Many drivers will have noticed that pump prices eased off during the summer. In fact, petrol prices fell by 12p in August, the largest monthly drop on record, according to the RAC, while the average price of a litre of diesel dropped 8.35p.
The average price of a litre of unleaded now stands at 166.27p (as at 14 September), while diesel costs 182.13p on average.
This is in stark contrast to the eye-watering prices seen in June, when prices at the forecourt were about 191p per litre of petrol and 199p per litre of diesel.
However, petrol and diesel prices continue to fluctuate daily, and the recent drop in prices is not necessarily a sign that they will fall further, and they could even rise again.
Are fuel prices coming down?
Petrol and diesel prices have dropped recently. The average cost of filling a 55-litre petrol car shrunk by £6.77 in August, from £100.16 at the start of the month to £93.39 at the end of the month, according to the RAC.
For diesel drivers, it now costs £4.59 less to fill a 55-litre car than it did a month ago, with costs down from £105.63 to £101.04.
RAC spokesperson Rod Dennis said: “12p a litre is a lot to come off prices in a single month so there’s no doubt things could be worse, but in reality, drivers of petrol vehicles are still invariably getting a raw deal at the pumps.”
This is because he believes retailers are choosing not to pass on in full the reductions in the wholesale price of unleaded that they’ve been benefiting from. He warns that drivers face a “postcode lottery” as prices vary wildly depending where they live.
According to the AA, Essex and East Anglia tend to have the most expensive fuel prices, while Northern Ireland has the cheapest.
Will fuel prices go down as wholesales prices drop?
Not necessarily. While wholesale prices of both petrol and diesel have fallen, motor groups say that savings are not being passed onto retailers fast enough.
AA fuel spokesman Luke Bosdet said: “Falling pump prices provide the first piece of good news in this cost-of-living crisis. The question now is how much of the potential savings will be passed on to the consumer.

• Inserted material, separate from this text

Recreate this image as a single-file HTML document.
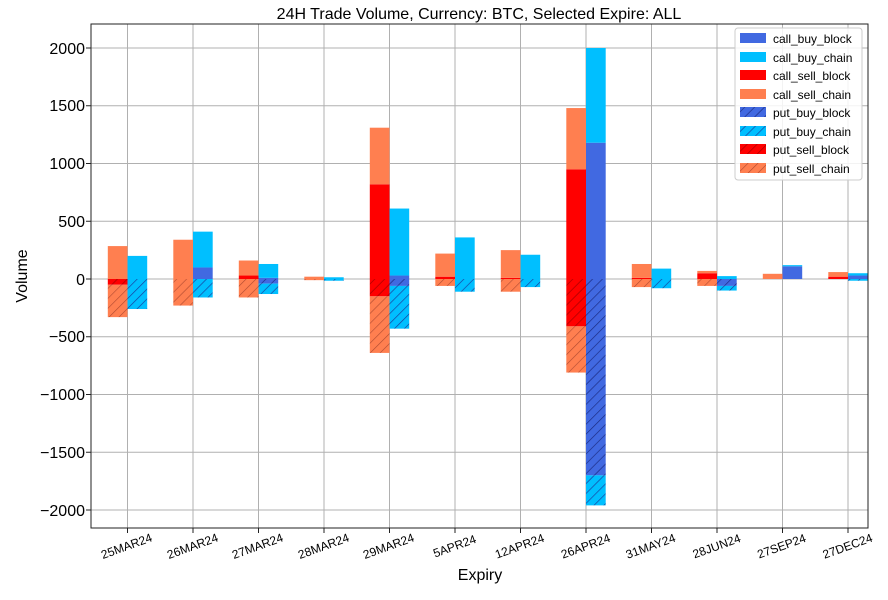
<!DOCTYPE html>
<html><head><meta charset="utf-8"><style>
body{margin:0;background:#fff}
text{font-family:"Liberation Sans","DejaVu Sans",sans-serif}
</style></head><body>
<svg id="s" width="888" height="595" xmlns="http://www.w3.org/2000/svg">
<defs>
<pattern id="hb" width="7" height="7" patternUnits="userSpaceOnUse" patternTransform="rotate(45)"><rect width="7" height="7" fill="#4169e1"/><line x1="0" y1="0" x2="0" y2="7" stroke="#1a2a80" stroke-width="1.3"/></pattern>
<pattern id="hc" width="7" height="7" patternUnits="userSpaceOnUse" patternTransform="rotate(45)"><rect width="7" height="7" fill="#00bfff"/><line x1="0" y1="0" x2="0" y2="7" stroke="#1a3a9a" stroke-width="1.3"/></pattern>
<pattern id="hr" width="7" height="7" patternUnits="userSpaceOnUse" patternTransform="rotate(45)"><rect width="7" height="7" fill="#ff0000"/><line x1="0" y1="0" x2="0" y2="7" stroke="#a00000" stroke-width="1.3"/></pattern>
<pattern id="ho" width="7" height="7" patternUnits="userSpaceOnUse" patternTransform="rotate(45)"><rect width="7" height="7" fill="#ff7f50"/><line x1="0" y1="0" x2="0" y2="7" stroke="#b04a30" stroke-width="1.2"/></pattern>
</defs>
<text x="479" y="19" font-size="16" text-anchor="middle">24H Trade Volume, Currency: BTC, Selected Expire: ALL</text>
<g id="grid" stroke="#b0b0b0" stroke-width="1"></g>
<g id="bars"></g>
<rect x="91" y="24" width="777" height="504" fill="none" stroke="#222" stroke-width="1"/>
<g font-size="16" text-anchor="end">
<text x="85" y="54">2000</text><text x="85" y="111">1500</text><text x="85" y="169">1000</text><text x="85" y="227">500</text><text x="85" y="285">0</text><text x="85" y="342">−500</text><text x="85" y="400">−1000</text><text x="85" y="458">−1500</text><text x="85" y="516">−2000</text>
</g>
<g font-size="12" text-anchor="middle">
<text transform="translate(128,550) rotate(-20)">25MAR24</text>
<text transform="translate(194,550) rotate(-20)">26MAR24</text>
<text transform="translate(259,550) rotate(-20)">27MAR24</text>
<text transform="translate(325,550) rotate(-20)">28MAR24</text>
<text transform="translate(390,550) rotate(-20)">29MAR24</text>
<text transform="translate(456,550) rotate(-20)">5APR24</text>
<text transform="translate(521,550) rotate(-20)">12APR24</text>
<text transform="translate(587,550) rotate(-20)">26APR24</text>
<text transform="translate(652,550) rotate(-20)">31MAY24</text>
<text transform="translate(718,550) rotate(-20)">28JUN24</text>
<text transform="translate(783,550) rotate(-20)">27SEP24</text>
<text transform="translate(849,550) rotate(-20)">27DEC24</text>
</g>
<text x="480" y="580" font-size="16" text-anchor="middle">Expiry</text>
<text transform="translate(27,276) rotate(-90)" font-size="16" text-anchor="middle">Volume</text>
<g>
<rect x="735" y="28" width="127" height="152" fill="#fff" fill-opacity="0.85" stroke="#ccc" rx="3"/>
<rect x="740" y="33" width="26" height="10" fill="#4169e1"/><text x="773" y="43" font-size="12">call_buy_block</text>
<rect x="740" y="52" width="26" height="10" fill="#00bfff"/><text x="773" y="62" font-size="12">call_buy_chain</text>
<rect x="740" y="70" width="26" height="10" fill="#ff0000"/><text x="773" y="80" font-size="12">call_sell_block</text>
<rect x="740" y="89" width="26" height="10" fill="#ff7f50"/><text x="773" y="99" font-size="12">call_sell_chain</text>
<rect x="740" y="107" width="26" height="10" fill="url(#hb)"/><text x="773" y="117" font-size="12">put_buy_block</text>
<rect x="740" y="126" width="26" height="10" fill="url(#hc)"/><text x="773" y="136" font-size="12">put_buy_chain</text>
<rect x="740" y="144" width="26" height="10" fill="url(#hr)"/><text x="773" y="154" font-size="12">put_sell_block</text>
<rect x="740" y="163" width="26" height="10" fill="url(#ho)"/><text x="773" y="173" font-size="12">put_sell_chain</text>
</g>
</svg>
<script>
var NS="http://www.w3.org/2000/svg";
function el(p,t,a){var e=document.createElementNS(NS,t);for(var k in a)e.setAttribute(k,a[k]);p.appendChild(e);return e;}
var g=document.getElementById('grid'),b=document.getElementById('bars');
var y0=279,sc=0.1155;
function Y(v){return y0-v*sc;}
for(var v=-2000;v<=2000;v+=500){el(g,'line',{x1:91,x2:868,y1:Y(v),y2:Y(v)});el(g,'line',{x1:86,x2:91,y1:Y(v),y2:Y(v),stroke:'#222'});}
var cx=[];for(var i=0;i<12;i++){cx.push(127.5+65.5*i);el(g,'line',{x1:cx[i],x2:cx[i],y1:24,y2:528});el(g,'line',{x1:cx[i],x2:cx[i],y1:528,y2:533,stroke:'#222'});}
var D=[
[0,285,-50,-330, 0,200,0,-260],
[0,340,0,-230, 100,410,0,-160],
[30,160,0,-160, 10,130,-40,-130],
[0,20,0,-10, 0,15,0,-15],
[820,1310,-150,-640, 30,610,-60,-430],
[20,220,0,-60, 0,360,0,-110],
[10,250,0,-110, 0,210,0,-70],
[950,1480,-410,-810, 1180,2000,-1700,-1960],
[10,130,0,-70, 0,90,0,-80],
[50,70,0,-60, 0,25,-60,-100],
[0,45,0,0, 110,120,0,0],
[20,60,0,0, 30,50,0,-15]];
function bar(x,a,c,f){if(a==c)return;var t=Math.min(Y(a),Y(c)),h=Math.abs(Y(a)-Y(c));el(b,'rect',{x:x,y:t,width:19.7,height:h,fill:f});}
D.forEach(function(d,i){var xl=cx[i]-19.7,xr=cx[i];
bar(xl,0,d[0],'#ff0000');bar(xl,d[0],d[1],'#ff7f50');bar(xl,0,d[2],'url(#hr)');bar(xl,d[2],d[3],'url(#ho)');
bar(xr,0,d[4],'#4169e1');bar(xr,d[4],d[5],'#00bfff');bar(xr,0,d[6],'url(#hb)');bar(xr,d[6],d[7],'url(#hc)');});
</script>
</body></html>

“As usual, the fuel trade shows itself very reluctant to pass on lower costs and give relief to hard-pressed motorists.”
In March, the former chancellor Rishi Sunak announced a 5p per litre reduction in fuel duty (which will remain in place until March 2023), but campaigners say it has done little to prevent soaring prices.

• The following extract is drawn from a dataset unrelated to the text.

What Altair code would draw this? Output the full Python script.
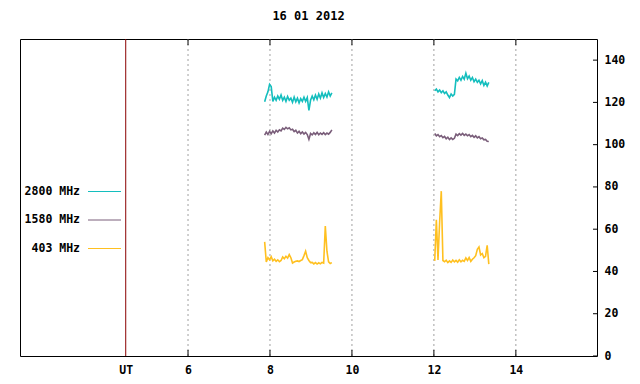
import altair as alt
import pandas as pd

FONT = "DejaVu Sans Mono"

# sampling of the two observing windows (UT hours)
seg_starts = [7.87, 12.02]
step = 0.04

# flux values, window 1
f2800_a = [120.3, 123, 125, 128.5, 127.5, 120.5, 122.5, 121, 123, 121.5,
           123.5, 121, 122.5, 120.5, 122.8, 121, 122, 120, 122.5, 120.3,
           122, 119.8, 121.8, 120.5, 122.5, 120.5, 122.3, 116.2, 121, 123,
           121.2, 123.5, 121.5, 124, 122, 124.5, 122.3, 124.2, 122.5, 125,
           123, 124.5]
f1580_a = [104.5, 106, 104.8, 106.3, 105.2, 106.5, 105.5, 106.8, 106, 107,
           106.5, 107.8, 107.2, 108.2, 107.5, 108, 107, 107.3, 106.2, 106.8,
           105.5, 106.3, 105.2, 106, 105, 105.8, 104.8, 102.5, 105.3, 104.6,
           105.6, 104.8, 105.8, 104.7, 105.5, 104.9, 105.7, 104.8, 105.5, 105,
           105.8, 107]
f403_a = [54, 44.5, 46.5, 45.5, 47, 45, 45.8, 44.8, 45.5, 44.6,
          45.2, 46.9, 46, 47.2, 46.3, 48, 46.5, 44, 44.5, 44.8,
          45, 44.7, 45.2, 45.6, 47.5, 49.6, 46.5, 45.2, 44.2, 44.3,
          43.6, 44.2, 43.5, 44.1, 43.6, 44.3, 44, 61.5, 49.6, 44.5,
          43.8, 44.2]
# flux values, window 2
f2800_b = [125.5, 126.3, 125, 125.8, 124.6, 125.5, 124.2, 125, 123.5, 122.3,
           124, 123, 123.8, 131, 130.2, 131.8, 130.5, 132.3, 131, 133.8,
           131.2, 132.5, 130.5, 131.8, 129.8, 131, 129.5, 130.5, 128.8, 130.3,
           128, 129.6, 127.8, 129.5]
f1580_b = [105.3, 104.2, 104.8, 103.8, 104.3, 103.3, 103.9, 102.8, 103.5, 102.4,
           103.2, 102.5, 103, 105, 104.3, 105.2, 104.5, 105.3, 104.4, 105,
           104.2, 104.8, 103.8, 104.4, 103.5, 104.2, 103.2, 103.8, 102.8, 103.2,
           102.3, 102.5, 101.6, 101.5]
f403_b = [45, 64.5, 45.5, 63.5, 78, 45.2, 44.6, 45.3, 44.2, 45,
          44.3, 45.4, 44.5, 45.2, 44.4, 45.5, 44.6, 45.3, 44.8, 46.4,
          45.2, 46.6, 44.8, 45.8, 46.5, 47.5, 50.5, 51.6, 47.8, 48.5,
          46.5, 47.2, 52.4, 43.5]

series_names = ["2800 MHz", "1580 MHz", "403 MHz"]
series_colors = ["#14BEBE", "#7A5E7A", "#FFC020"]

grid_hours = [6, 8, 10, 12, 14]
ut_hour = 4.48
x_label_values = [ut_hour] + grid_hours
y_ticks = [0, 20, 40, 60, 80, 100, 120, 140]
x_domain = [1.9, 15.98]
y_domain = [0, 150]

W, H = 577, 317

rows = []
segments = [
    [f2800_a, f1580_a, f403_a],
    [f2800_b, f1580_b, f403_b],
]
for si, (start, vals_list) in enumerate(zip(seg_starts, segments)):
    for name, vals in zip(series_names, vals_list):
        for i, v in enumerate(vals):
            rows.append({"t": start + i * step, "v": v, "series": name, "seg": si})
df = pd.DataFrame(rows)

X = alt.X("t:Q", scale=alt.Scale(domain=x_domain, nice=False, zero=False),
          axis=alt.Axis(orient="bottom", values=x_label_values, ticks=False, domain=False,
                        grid=False, labelFont=FONT, labelFontSize=11.5, labelFontWeight="bold",
                        labelColor="black", labelPadding=8, labelFlush=False,
                        labelExpr=f"datum.value == {ut_hour} ? 'UT' : datum.label"),
          title=None)
Y = alt.Y("v:Q", scale=alt.Scale(domain=y_domain, nice=False, zero=False),
          axis=alt.Axis(orient="right", values=y_ticks, ticks=False, domain=False, grid=False,
                        labelFont=FONT, labelFontSize=11.5, labelFontWeight="bold",
                        labelColor="black", labelPadding=7, labelFlush=False),
          title=None)

grid_df = pd.DataFrame({"t": grid_hours})
ut_df = pd.DataFrame({"t": [ut_hour]})
ytick_df = pd.DataFrame({"v": y_ticks})

grid = alt.Chart(grid_df).mark_rule(color="#A0A0A0", strokeDash=[2, 3], strokeWidth=1).encode(x=X)
ut = alt.Chart(ut_df).mark_rule(color="#8B0000", strokeWidth=1).encode(x=X)
tick_bottom = alt.Chart(grid_df).mark_rule(color="black").encode(
    x=X, y=alt.value(H - 6), y2=alt.value(H))
tick_top = alt.Chart(grid_df).mark_rule(color="black").encode(
    x=X, y=alt.value(0), y2=alt.value(6))
tick_right = alt.Chart(ytick_df).mark_rule(color="black").encode(
    y=Y, x=alt.value(W - 4), x2=alt.value(W))

lines = alt.Chart(df).mark_line(strokeWidth=1.6).encode(
    x=X, y=Y,
    color=alt.Color("series:N", scale=alt.Scale(domain=series_names, range=series_colors), legend=None),
    detail="seg:N",
    order="t:Q",
)

legend_y = [152.5, 181, 209.5]
one = pd.DataFrame({"a": [0]})
legend_layers = []
for name, col, ly in zip(series_names, series_colors, legend_y):
    legend_layers.append(
        alt.Chart(one).mark_text(align="right", baseline="middle", font=FONT, fontSize=11.5,
                                 fontWeight="bold", color="black").encode(
            x=alt.value(60), y=alt.value(ly), text=alt.value(name)))
    legend_layers.append(
        alt.Chart(one).mark_rule(color=col, strokeWidth=1).encode(
            x=alt.value(68), x2=alt.value(101), y=alt.value(ly)))

chart = alt.layer(grid, ut, tick_bottom, tick_top, tick_right, lines, *legend_layers).properties(
    width=W, height=H,
    title=alt.TitleParams("16 01 2012", font=FONT, fontSize=12, fontWeight="bold",
                          anchor="middle", offset=16, color="black"),
    autosize=alt.AutoSizeParams(type="none"),
    padding={"left": 12, "top": 31, "right": 35, "bottom": 25},
).configure_view(stroke="black", strokeWidth=1)

chart.save("out.html", embed_options={"renderer": "svg", "actions": False})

Will petrol and diesel prices continue to fall?
While motorists have been happy to see cheaper prices at filling stations, the RAC says they should brace themselves for fuel costs to rise again.
It says that if oil production is cut, oil prices will rise, leading to higher prices at the pump. The sterling/US dollar exchange rate also affects petrol and diesel prices, and this could push the cost of fuel up too.
The RAC is calling for prime minister Liz Truss to give more financial assistance to drivers, such as a bigger cut in fuel duty.